National Road Festival celebrates 40 years

The festival that celebrates one of America’s oldest roads is hitting middle age this year.
The National Road Festival is now a 40-year-old. Having been launched in advance of the country’s bicentennial festivities in 1976, it celebrates the National Road, the 620-mile corridor constructed in the 19th century between the Potomac and Ohio rivers and snaking from Cumberland, Md., to Vandalia, Ill. The National Road is now mostly paved over by Route 40, though some traces of the original artery remain, and this weekend’s festival will include special events in Washington, Fayette and Somerset counties.
Over its four decades, the festival has “ebbed and flowed,” according to Donna Holdorf, executive director of the National Road Heritage Corridor in Uniontown, based on varying levels of funding and support. In this county, the epicenter of the festival is almost certainly Scenery Hill, which has a full schedule of entertainment and happenings on its agenda for Saturday and Sunday.
“It’s a whole-community thing,” said Jan Dunker, the proprietor of Jan’s Tea Shoppe in the North Bethlehem Township community. “It’s a nice thing for the whole town.”
Scenery Hill is one of a few communities that has continuously scheduled events during the festival and, as Dunker pointed out, “there’s not a parking place to be had” in Scenery Hill for the duration of the festival.
The wagon train, an annual festival fixture, is set to arrive in Scenery Hill at 1:30 p.m. Saturday. Fireworks are also on the agenda for Saturday, at 9 p.m.
An assortment of musical entertainment will be on tap in Scenery Hill both days , including Avery Molek, the 6-year-old Washington-area drummer who appeared last month on “Good Morning America” and “Live! with Kelly and Michael,” who will be bashing the skins at 5:15 p.m. Saturday, and the Hobbs Sisters, who grew up in Peters Township, are set to take the stage at 8 p.m.
In others parts of Washington County, the Waleski Horse Farm on Emery Road in Fredericktown will be hosting craft and antique dealers both days, along with demonstrations of horse-drawn farm equipment, carriage rides and free bluegrass music, with a gospel session on Sunday. The Bradford House in Washington will be open for tours from 11 a.m. to 5 p.m. From 5 to 9 p.m. Saturday, visitors to Washington Park will be able to interact with costumed reenactors at the Washington County Frontier History Center.

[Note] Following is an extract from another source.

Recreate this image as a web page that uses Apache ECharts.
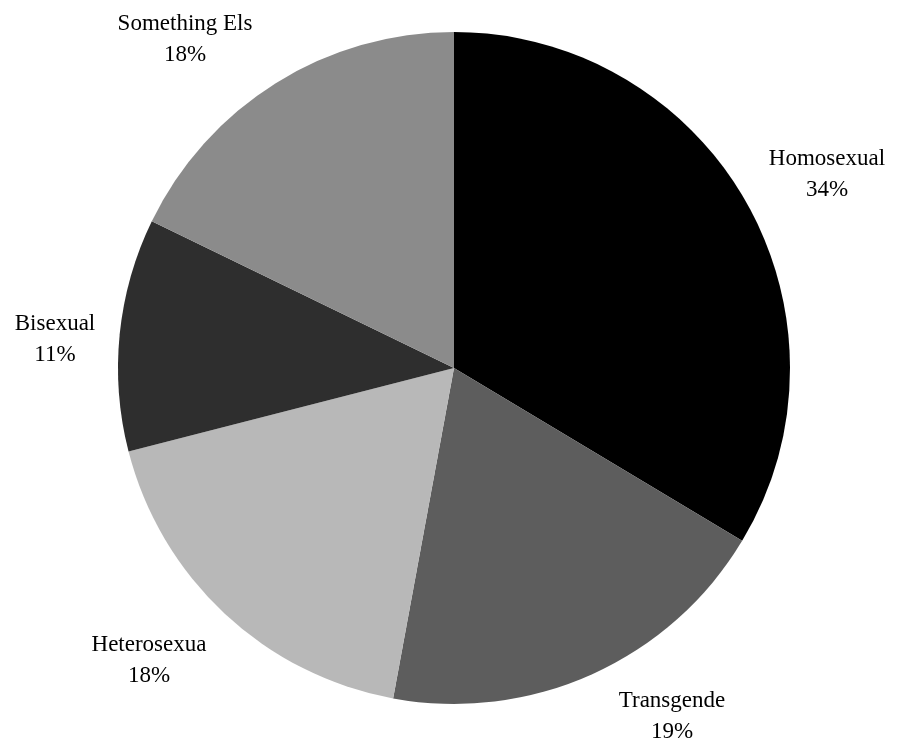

Claysville will be participating in the National Road Festival from 10 a.m. to 8 p.m. Saturday and 11 a.m. to 6 p.m. Sunday. Abby Abbondanza and Junior Guthrie from the Povertyneck Hillbillies spin-off group the Hillbilly Way are due to play at 5:30 p.m. Saturday, and the Four Townsmen are scheduled for 3 p.m. Sunday.
Partly cloudy skies are forecast for both Saturday and Sunday, and that bodes well for the festival since the weather is “always make-or-break,” according to Lynn Dutton, who is the co-chairman of the committee planning Claysville’s National Road Festival events. “It’s the determining factor.”